A scruffy young man wearing a knapsack approached Martha Yager at a rally. “How do I get to world peace,” he asked?
“Practice,” said Martha.
Okay, that didn’t really happen. But it’s a pretty good summary of Martha’s message to a small group gathered at the Concord Friends Meeting House in Canterbury on September 23.
Martha, who used to live in New Hampshire but now coordinates the American Friends Service Committee’s South Eastern New England Program, was invited to make a return visit as part of NH Peace Action’s “Amazing Women for Peace” series. Acknowledging that the peace movement is in rough shape at the moment, Martha asked her audience to find a partner and answer the questions, “When I think about the state of the world, the thing that concerns me most is __________,” and “When I think about that, it makes me feel __________.”
“It’s all pretty overwhelming,” she said, as participants expressed concerns about apathy, resource depletion, climate change, inequality, and violence. And it’s no surprise that “people kinda’ zone out,” she said.
“It’s not an accident that people are being encouraged into isolation, disconnected from each other,” she observed. The powers that be use their power to silence people and keep people feeling powerless even when we’re not.
Martha recommended three types of action to pursue:
First, “holding actions,” or those that help people survive with dignity in a world where that can be difficult. Local examples might include volunteering at the seasonal homeless shelter at South Church in Concord, a project Martha started several years ago.
Second, actions that support life sustaining practices outside the status quo system. Examples include community gardens, time banks, food co-ops, anything that helps to create “a new society in the shell of the old.”

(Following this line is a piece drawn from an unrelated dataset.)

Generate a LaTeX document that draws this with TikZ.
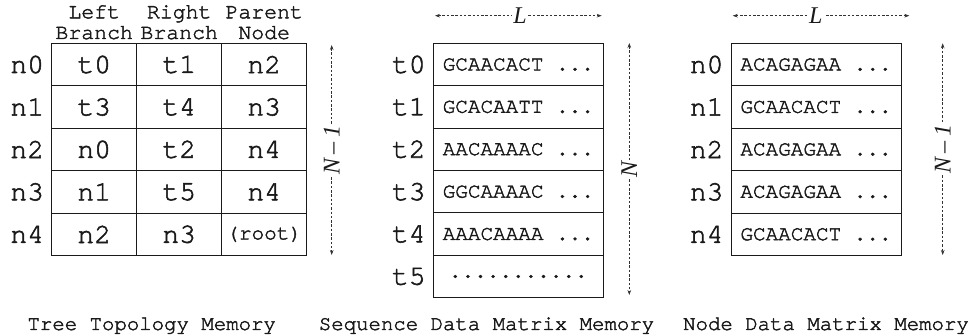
\documentclass[tikz,border=0pt]{standalone}
\usepackage{fontspec}
\setmainfont{Liberation Serif}
\newfontfamily\memfont[FakeBold=2]{TeX Gyre Cursor}
\usetikzlibrary{arrows.meta}
\definecolor{ink}{HTML}{1A1A1A}
\definecolor{dimc}{HTML}{333333}
\newcommand\rootsize{\fontsize{21}{21}\selectfont}
\newcommand\seqmore{...}
\newcommand\seqrest{...........}
\begin{document}
\begin{tikzpicture}[x=1pt,y=-1pt,
  every node/.style={inner sep=0pt, outer sep=0pt, text=ink},
  bigfont/.style={font=\memfont\fontsize{28}{28}\selectfont},
  headfont/.style={font=\memfont\fontsize{21.5}{21.5}\selectfont},
  capfont/.style={font=\memfont\fontsize{20.7}{20.7}\selectfont},
  seqfont/.style={font=\memfont\fontsize{21}{21}\selectfont},
  cell/.style={draw=ink, line width=1pt, minimum width=85pt, minimum height=42.45pt, bigfont},
  seqcell/.style={draw=ink, line width=1pt, minimum width=170pt, minimum height=42.4pt, seqfont},
  rowlab/.style={bigfont, anchor=east},
  headlab/.style={headfont, anchor=base},
  caption/.style={capfont, anchor=base},
  dimline/.style={draw=dimc, line width=0.6pt, dash pattern=on 2.5pt off 1.8pt,
    {Stealth[length=5pt,width=3.6pt]}-{Stealth[length=5pt,width=3.6pt]}},
  dimlab/.style={fill=white, inner sep=1.2pt, font=\itshape\fontsize{24}{24}\selectfont},
]
\useasboundingbox (0,0) rectangle (971,336);

% ---------------- tree topology table ----------------
\node[headlab] (h1a) at (94.2,18.3) {Left};
\node[headlab] (h1b) at (94.2,39)   {Branch};
\node[headlab] (h2a) at (179.2,18.3) {Right};
\node[headlab] (h2b) at (179.2,39)   {Branch};
\node[headlab] (h3a) at (264.2,18.3) {Parent};
\node[headlab] (h3b) at (264.2,39)   {Node};

\foreach \a/\b/\c [count=\i from 0] in
  {t0/t1/n2, t3/t4/n3, n0/t2/n4, n1/t5/n4, n2/n3/{\rootsize(root)}} {
  \pgfmathsetmacro\yy{64.55+\i*42.45}
  \node[rowlab] (tl-\i) at (44,\yy) {n\i};
  \node[cell] (tt-\i-1) at (94.2,\yy) {\a};
  \node[cell] (tt-\i-2) at (179.2,\yy) {\b};
  \node[cell] (tt-\i-3) at (264.2,\yy) {\c};
}

\coordinate (tdim-top) at (331.7,45);
\coordinate (tdim-bot) at (331.7,255);
\draw[dimline] (tdim-top) -- node[dimlab, rotate=90] {N\hspace{0.18em}\textendash\hspace{0.18em}1} (tdim-bot);

\node[caption] (cap-tree) at (151.7,330) {Tree Topology Memory};

% ---------------- sequence data matrix ----------------
\foreach \s [count=\i from 0] in
  {GCAACACT \seqmore, GCACAATT \seqmore, AACAAAAC \seqmore, GGCAAAAC \seqmore, AAACAAAA \seqmore, \seqrest} {
  \pgfmathsetmacro\yy{64.5+\i*42.4}
  \node[rowlab] (sl-\i) at (425.6,\yy) {t\i};
  \node[seqcell] (sq-\i) at (518.3,\yy) {\s};
}

\coordinate (sdimL-a) at (435,15.7);
\coordinate (sdimL-b) at (601.7,15.7);
\draw[dimline] (sdimL-a) -- node[dimlab, pos=0.51] {L} (sdimL-b);
\coordinate (sdimN-a) at (629.3,43);
\coordinate (sdimN-b) at (629.3,295);
\draw[dimline] (sdimN-a) -- node[dimlab, rotate=90, pos=0.5] {N} (sdimN-b);

\node[caption] (cap-seq) at (486.5,330) {Sequence Data Matrix Memory};

% ---------------- node data matrix ----------------
\foreach \s [count=\i from 0] in
  {ACAGAGAA \seqmore, GCAACACT \seqmore, ACAGAGAA \seqmore, ACAGAGAA \seqmore, GCAACACT \seqmore} {
  \pgfmathsetmacro\yy{64.55+\i*42.45}
  \node[rowlab] (nl-\i) at (723.4,\yy) {n\i};
  \node[seqcell, minimum height=42.45pt] (nd-\i) at (816,\yy) {\s};
}

\coordinate (ndimL-a) at (732.7,15.7);
\coordinate (ndimL-b) at (909.3,15.7);
\draw[dimline] (ndimL-a) -- node[dimlab, pos=0.47] {L} (ndimL-b);
\coordinate (ndimN-a) at (942.7,43.3);
\coordinate (ndimN-b) at (942.7,255);
\draw[dimline] (ndimN-a) -- node[dimlab, rotate=90] {N\hspace{0.18em}\textendash\hspace{0.18em}1} (ndimN-b);

\node[caption] (cap-node) at (826,330) {Node Data Matrix Memory};
\end{tikzpicture}
\end{document}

Third, Martha said we should support actions that lead to a change in consciousness, that help us shift from a paradigm of “power over” to “power with.”
And we need to practice, in two senses of the word. We need to put our ideas and values into practice, not leave them in our heads and hearts. And we need to try them out, try them over again, and see what works.
Martha finished up by asking pairs to fill in the blank: “The thing I’m most passionate about is __________.”
There was some discussion of whether “passion” was what we should strive for, but the point was clear: our capacity to make change will depend our willingness to put ourselves into it.